**Goal**
Which lines hold the word "seaborn"? Show each of them.

**Raw records**
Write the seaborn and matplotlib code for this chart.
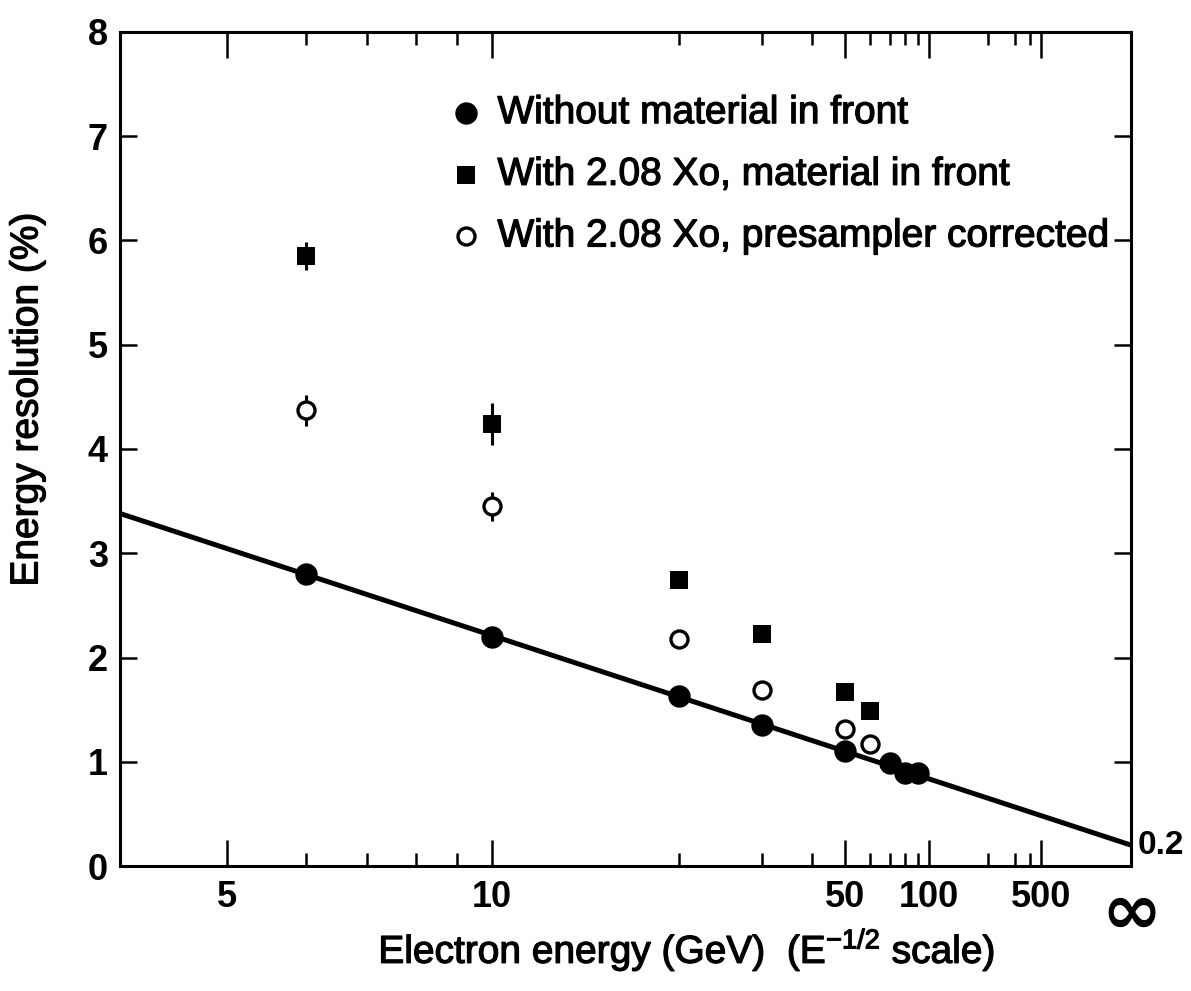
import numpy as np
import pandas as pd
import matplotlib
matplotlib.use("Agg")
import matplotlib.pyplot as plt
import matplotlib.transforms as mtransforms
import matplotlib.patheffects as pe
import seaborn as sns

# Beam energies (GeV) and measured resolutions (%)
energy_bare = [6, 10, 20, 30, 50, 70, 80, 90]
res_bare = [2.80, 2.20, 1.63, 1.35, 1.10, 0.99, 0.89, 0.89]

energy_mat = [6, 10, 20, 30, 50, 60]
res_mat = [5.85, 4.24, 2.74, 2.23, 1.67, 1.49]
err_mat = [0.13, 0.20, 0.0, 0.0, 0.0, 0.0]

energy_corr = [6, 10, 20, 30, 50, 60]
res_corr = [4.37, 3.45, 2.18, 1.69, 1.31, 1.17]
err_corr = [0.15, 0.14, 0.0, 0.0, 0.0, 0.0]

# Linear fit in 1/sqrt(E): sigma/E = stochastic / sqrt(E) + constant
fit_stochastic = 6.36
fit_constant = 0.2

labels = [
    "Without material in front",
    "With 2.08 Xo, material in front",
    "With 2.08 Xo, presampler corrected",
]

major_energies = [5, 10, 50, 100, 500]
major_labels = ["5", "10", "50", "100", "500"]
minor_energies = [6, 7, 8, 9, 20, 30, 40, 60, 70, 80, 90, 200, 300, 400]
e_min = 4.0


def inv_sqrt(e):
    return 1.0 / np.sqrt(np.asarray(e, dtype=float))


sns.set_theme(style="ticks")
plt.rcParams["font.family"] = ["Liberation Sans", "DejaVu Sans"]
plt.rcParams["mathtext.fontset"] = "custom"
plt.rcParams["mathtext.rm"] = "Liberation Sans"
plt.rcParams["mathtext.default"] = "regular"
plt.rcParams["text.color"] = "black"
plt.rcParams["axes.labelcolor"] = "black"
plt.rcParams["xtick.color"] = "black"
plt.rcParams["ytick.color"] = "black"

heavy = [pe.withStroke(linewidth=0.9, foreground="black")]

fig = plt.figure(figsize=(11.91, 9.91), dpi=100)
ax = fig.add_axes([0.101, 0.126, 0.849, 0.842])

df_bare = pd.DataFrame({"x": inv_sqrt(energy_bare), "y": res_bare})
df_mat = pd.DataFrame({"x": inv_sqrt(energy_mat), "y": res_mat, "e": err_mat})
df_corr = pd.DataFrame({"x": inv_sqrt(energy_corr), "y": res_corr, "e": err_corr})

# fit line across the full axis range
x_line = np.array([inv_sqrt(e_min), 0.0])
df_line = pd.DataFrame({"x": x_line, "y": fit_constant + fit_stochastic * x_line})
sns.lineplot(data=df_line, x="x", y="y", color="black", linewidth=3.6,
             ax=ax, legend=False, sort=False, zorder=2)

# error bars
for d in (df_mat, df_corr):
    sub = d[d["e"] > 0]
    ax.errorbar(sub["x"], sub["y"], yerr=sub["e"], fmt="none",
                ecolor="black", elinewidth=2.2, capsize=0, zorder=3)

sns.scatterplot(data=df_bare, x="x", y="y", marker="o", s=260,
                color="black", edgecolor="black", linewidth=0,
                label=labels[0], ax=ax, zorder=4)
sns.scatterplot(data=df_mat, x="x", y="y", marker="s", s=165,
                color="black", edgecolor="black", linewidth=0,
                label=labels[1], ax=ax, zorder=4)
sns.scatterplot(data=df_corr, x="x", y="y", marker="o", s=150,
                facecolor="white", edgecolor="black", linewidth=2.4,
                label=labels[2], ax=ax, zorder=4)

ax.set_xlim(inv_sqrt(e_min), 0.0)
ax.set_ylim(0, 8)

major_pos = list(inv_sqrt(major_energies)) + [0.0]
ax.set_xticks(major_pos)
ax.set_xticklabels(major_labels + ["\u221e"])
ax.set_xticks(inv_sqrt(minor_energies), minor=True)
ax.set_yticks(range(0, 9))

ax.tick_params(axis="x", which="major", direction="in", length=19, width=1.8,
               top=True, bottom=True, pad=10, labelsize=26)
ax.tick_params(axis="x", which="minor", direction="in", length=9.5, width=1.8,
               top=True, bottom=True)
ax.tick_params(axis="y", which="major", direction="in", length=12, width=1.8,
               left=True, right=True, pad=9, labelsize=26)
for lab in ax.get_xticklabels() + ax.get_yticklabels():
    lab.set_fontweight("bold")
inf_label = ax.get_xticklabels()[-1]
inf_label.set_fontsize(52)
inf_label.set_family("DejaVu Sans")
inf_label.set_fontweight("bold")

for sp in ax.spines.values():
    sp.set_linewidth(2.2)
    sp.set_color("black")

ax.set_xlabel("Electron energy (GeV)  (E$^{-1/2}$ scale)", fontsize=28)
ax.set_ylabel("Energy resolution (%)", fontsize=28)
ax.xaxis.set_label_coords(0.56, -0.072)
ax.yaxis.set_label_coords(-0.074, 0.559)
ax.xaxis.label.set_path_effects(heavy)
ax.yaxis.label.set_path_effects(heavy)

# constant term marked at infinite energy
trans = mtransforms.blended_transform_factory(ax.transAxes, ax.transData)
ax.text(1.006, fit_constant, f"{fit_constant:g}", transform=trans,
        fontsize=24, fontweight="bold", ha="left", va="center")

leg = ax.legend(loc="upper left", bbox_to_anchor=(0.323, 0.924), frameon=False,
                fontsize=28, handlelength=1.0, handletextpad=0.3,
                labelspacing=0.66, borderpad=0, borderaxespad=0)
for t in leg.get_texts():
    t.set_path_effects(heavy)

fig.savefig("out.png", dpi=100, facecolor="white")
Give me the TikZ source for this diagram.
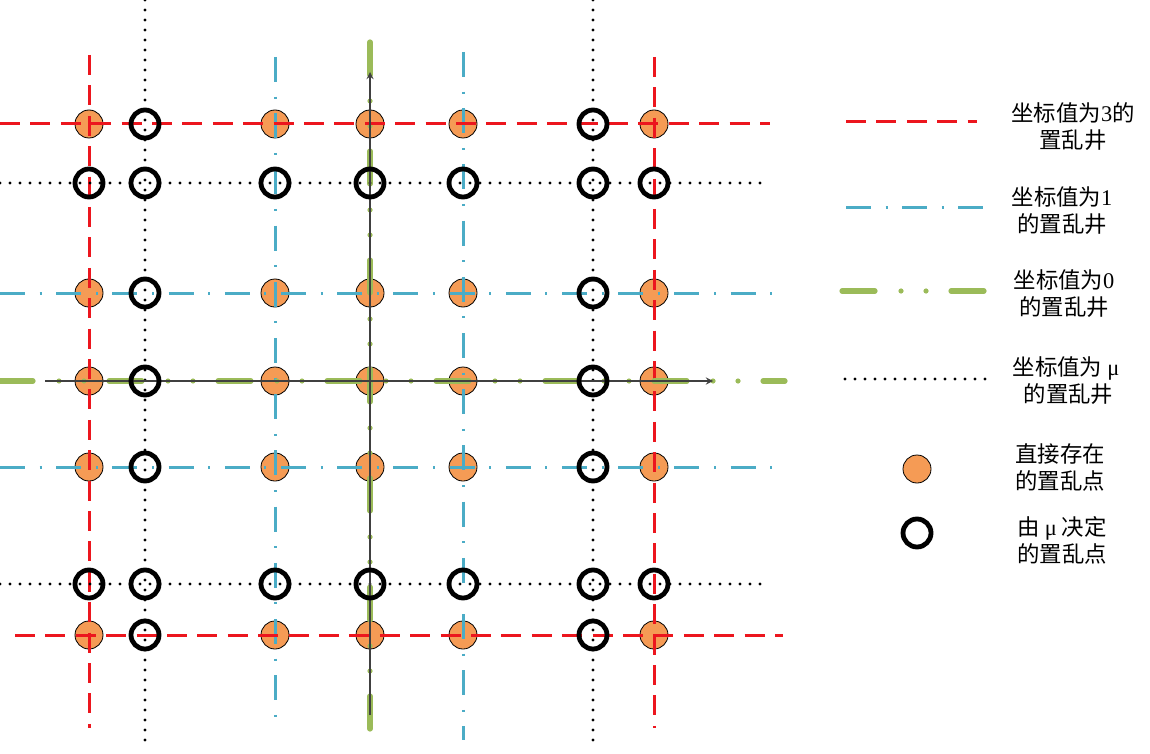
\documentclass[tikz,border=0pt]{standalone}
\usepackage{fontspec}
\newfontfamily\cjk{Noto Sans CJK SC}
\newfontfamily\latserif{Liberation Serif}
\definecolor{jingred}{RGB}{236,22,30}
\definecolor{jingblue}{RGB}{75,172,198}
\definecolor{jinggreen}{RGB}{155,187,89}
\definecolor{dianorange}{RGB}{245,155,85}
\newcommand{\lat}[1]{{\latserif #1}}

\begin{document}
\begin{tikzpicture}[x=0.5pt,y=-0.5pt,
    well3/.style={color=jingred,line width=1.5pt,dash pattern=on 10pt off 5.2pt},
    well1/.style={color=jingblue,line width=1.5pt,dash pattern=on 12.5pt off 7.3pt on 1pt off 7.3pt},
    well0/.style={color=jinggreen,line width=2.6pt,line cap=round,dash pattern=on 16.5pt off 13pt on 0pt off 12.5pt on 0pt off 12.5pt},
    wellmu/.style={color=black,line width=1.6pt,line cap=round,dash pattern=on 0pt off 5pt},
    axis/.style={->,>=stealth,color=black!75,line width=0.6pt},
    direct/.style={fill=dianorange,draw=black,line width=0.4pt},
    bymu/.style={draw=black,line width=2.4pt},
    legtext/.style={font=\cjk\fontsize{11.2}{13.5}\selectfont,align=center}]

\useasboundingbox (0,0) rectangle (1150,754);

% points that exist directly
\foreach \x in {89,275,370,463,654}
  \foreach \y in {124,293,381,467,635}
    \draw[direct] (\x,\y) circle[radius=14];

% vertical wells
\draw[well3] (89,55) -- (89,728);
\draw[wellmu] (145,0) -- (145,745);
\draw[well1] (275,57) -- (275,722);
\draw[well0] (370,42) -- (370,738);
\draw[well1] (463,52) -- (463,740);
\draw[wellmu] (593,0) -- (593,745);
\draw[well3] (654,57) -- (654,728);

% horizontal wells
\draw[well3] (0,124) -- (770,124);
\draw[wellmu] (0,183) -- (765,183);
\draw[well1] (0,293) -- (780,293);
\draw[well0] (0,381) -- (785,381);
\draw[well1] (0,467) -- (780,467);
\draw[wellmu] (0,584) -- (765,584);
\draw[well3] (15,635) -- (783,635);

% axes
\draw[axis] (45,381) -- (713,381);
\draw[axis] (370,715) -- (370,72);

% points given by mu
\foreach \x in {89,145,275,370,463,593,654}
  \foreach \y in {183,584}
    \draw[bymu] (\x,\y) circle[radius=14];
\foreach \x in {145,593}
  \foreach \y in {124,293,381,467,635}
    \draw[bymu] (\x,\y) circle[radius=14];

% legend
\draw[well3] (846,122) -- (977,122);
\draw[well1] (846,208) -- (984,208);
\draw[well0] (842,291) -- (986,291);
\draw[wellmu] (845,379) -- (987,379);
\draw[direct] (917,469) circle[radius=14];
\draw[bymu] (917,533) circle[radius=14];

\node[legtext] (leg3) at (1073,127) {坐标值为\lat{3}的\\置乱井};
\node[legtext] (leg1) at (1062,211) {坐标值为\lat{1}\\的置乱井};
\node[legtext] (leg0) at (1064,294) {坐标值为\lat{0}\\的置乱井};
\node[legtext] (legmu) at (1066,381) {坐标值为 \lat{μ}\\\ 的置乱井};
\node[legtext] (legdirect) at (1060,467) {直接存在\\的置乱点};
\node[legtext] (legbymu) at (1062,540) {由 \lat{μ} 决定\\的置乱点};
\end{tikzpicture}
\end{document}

**Exercise solution**
Write the seaborn and matplotlib code for this chart.
import seaborn as sns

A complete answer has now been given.